Esta nos parece la «fuente» y el sentido auténtico del «optimismo» y del «aperturismo» conciliar: no la dimensión de la fisonomía eclesial, como obstáculo al encuentro con el mundo, sino su profundización hasta incluir en el misterio eclesial la misma vocación del mundo, hasta autoincluirse por gracia de Dios -«forma mundi»-, como vendrá a decir recientemente Juan Pablo II en Argentina. Esto es expresado dinámicamente y de forma incisiva por la definición conciliar de la finalidad de la Iglesia, como implicante de una constitutiva duplicidad. El fin de la Iglesia, dice la Apostolicam Actuositatem (AA), es el hacer partícipes a todos los hombres, por la propagación del Reino de Cristo, de la salvación, y por medio de ellos ordenar realmente todo el mundo hacia Cristo (AA, 2). La obra de la salvación se coordina así, de forma indistinguible, con la obra de la animación y perfeccionamiento de la realidad del mundo mediante el Espíritu evangélico.
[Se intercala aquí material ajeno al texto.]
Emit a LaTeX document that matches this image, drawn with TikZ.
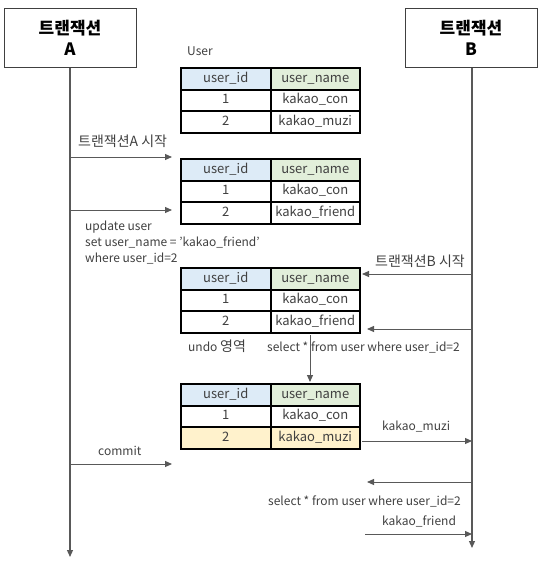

Desde el punto de vista del concreto sujeto cristiano, esto conlleva que el laico, principal protagonista de esta obra en el mundo, ya sea en su compromiso eclesial, como en el «mundano» (cultural, civil, político, etc.), es decir, ya sea como fiel que como ciudadano, «debe comportarse siempre en ambos órdenes con una conciencia cristiana» (AA, 9). No se podría decir más explícitamente que la unidad del proyecto originario divino en Cristo elimina desde los fundamentos cualquier posible dualismo, ya sea de concepción, ya sea de comportamiento. Dentro de esta visión encuentra su sentido apropiado el relanzamiento que el Concilio hace del tema teológico de «la autonomía de las realidades terrenas», que es sustraído a toda interpretación neutralista, es acogido en su función de valoración de la consistencia y de la verdad ontológica específica de toda realidad mundana, en contra de toda tendencia maniquea, espiritualista o clerical. De hecho, no a pesar del espesor natural de las cosas del mundo, sino a través de ello y con ello (incluyendo toda la relación de conciencia, de saber y de práxis humana) el mundo es llamado hacia Cristo y los fieles están llamados a actualizar esta vocación: «En realidad, el Misterio del hombre sólo se esclarece en el Misterio del Verbo encarnado. Cristo ( ... ) en la misma revelación del Misterio del Padre y de su amor, manifiesta plenamente el hombre al propio hombre y le descubre la sublimidad de su vocación» (GS, 22).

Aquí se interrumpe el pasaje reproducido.